Saturday, December 26, 2015

It's The Economy, (And Wall Street Is) Stupid

Reel To Reel: The Big Short

Going Rate: Worth full price admission
Starring: Christian Bale, Steve Carell, Ryan Gosling, Brad Pitt
Rated: R
Red Flags: Multiple f-bombs and two scenes inside a strip club

In one my Royal Father's favorite movies, Trading Places, the characters portrayed by Dan Akroyd and Eddie Murphy reek revenge against their bosses and get rich by short-selling futures in the commodities market. The Big Short shows us the same process, only billions of dollars bigger and all true. It zooms in on the securities nobody thought would crumble -- until they did and took the economy down with them in 2008. It's easily my favorite movie of this year and the best movie about Wall Street I've seen since Wall Street.

The film, based on Michael Lewis' book of the same name, follows three sets of traders as they discover dangerous problems with mortgage-backed bonds. Brokers have been pushing their stability and quality, but it turns out the securities -- which are bundles of individual mortgages sold as investments -- contain oodles of sub-prime loans. Sub-prime, by the way, is Wall Street politeness for saying, "These loans are [bleep]!"

Eccentric, dressed-down hedge fund manager Dr. Michael Burry (Bale) discovers it first by looking under the hood of the bonds and discovering an alarming amount of loans about to go bad. The fat cats don't see it yet, but the analysis from his think-tank mind predicts massive defaults are coming as people get shocked by adjustable rate mortgages or end up falling behind on loans they never should have gotten in the first place. Burry wants to take the groundbreaking step of betting against the housing market. It's so unheard of, he doesn't even have a way to do it until he convinces big investment firms to create credit-default swaps, a form of insurance that's not technically insurance nor regulated like it.

Other traders smell trouble. Button-down investor Jared Vennett (Gosling) hears Burry is buying up massive amounts of swaps and decides to get in on the action after doing his own homework.

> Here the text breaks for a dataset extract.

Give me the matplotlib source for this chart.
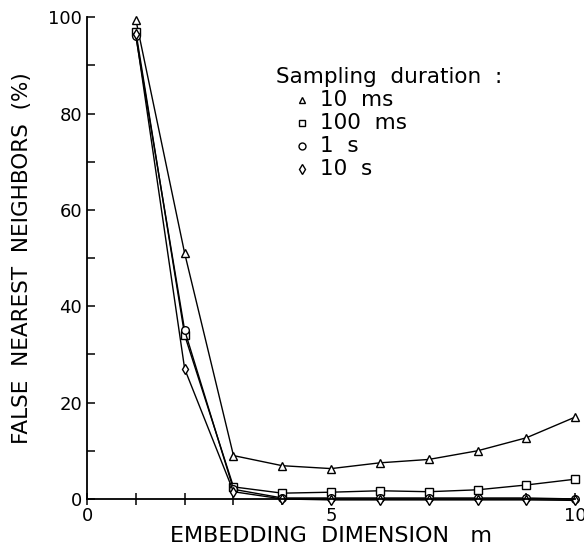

A misdialed phone call accidentally tips off capitalist crusader and trader Mark Baum (Carell), who is already convinced the financial world has it in for the little guy. Vennett and Blum team up after Blum's team discovers the flimsiness of the mortgages and the cracks forming in the housing sector. In a garage, financial whizkids Jamie Shipley (John Magaro) and Charlie Geller (Finn Wittrock) also get wind of what Vennett knows. But they can't pull off the massive financial operations they need to cash in until they turn to reclusive retired banker Ben Rickert (Pitt), the man who can get them to the big boys' table.

The financial instruments at the heart of this can be hard to comprehend. The film takes the inventive step of breaking the fourth wall and bringing in celebrities to give us quick Wall Street lessons, including Selena Gomez explaining issues with collateralized debt obligations and celebrity chef Anthony Bourdain using a stew to demonstrate how Wall Street makes bad bonds look good. Many of the key players themselves also speak directly to us, aided by flashy editing and illustrations, making this a mashup of Wall Street and GoodFellas with a touch of Oceans 11. It feels like the kind of film Martin Scorsese and Guy Ritchie would crank out if they combined directorial forces, only it's directed by Adam McKay (Anchorman) as a rollicking black financial comedy.

The Big Short doesn't present us with any clear good or bad guys. It reminds us the people who are getting rich off multiple layers of convoluted Wall Street risk are betting against the American economy. As they win, financial institutions collapse, millions lose jobs, and the recession hits. Wall Street's big players are stupid, clueless, criminal, or just problem gamblers. We see how fast and loose the markets play with securities, as one risky bet becomes an even bigger risky bet which is then folded into an even larger bet. Yet we can still relate to all this financial abstraction on a human level through the traders who discover it. They -- and we -- are shocked to find so much money flowing into such crummy investments, ones people don't even understand.

I have told you before that derivatives -- which include mortgage-backed securities -- are a bad habit Wall Street just can't kick. Even though the feds have tried reining them in, the financial lobby is a powerful player, and we are once again seeing the kinds of risky instruments on the market that got us into this mess.

Many of you will also be asking, "Why didn't the fat cats go to prison for this?" It's a simple explanation: in Las Vegas, you don't go to jail for making bad bets. You just lose money. However, in Vegas you're playing with your own money. On Wall Street, the big shots are playing with your pension fund and IRA's, but it's considered a bet, not an investment, at all the convenient times.

The Big Short brings this all into focus and makes us understand it all. You don't have to be a financial guru to love this picture. You just have to have a brain and a willingness to accept the truth everybody else believes they can trade away.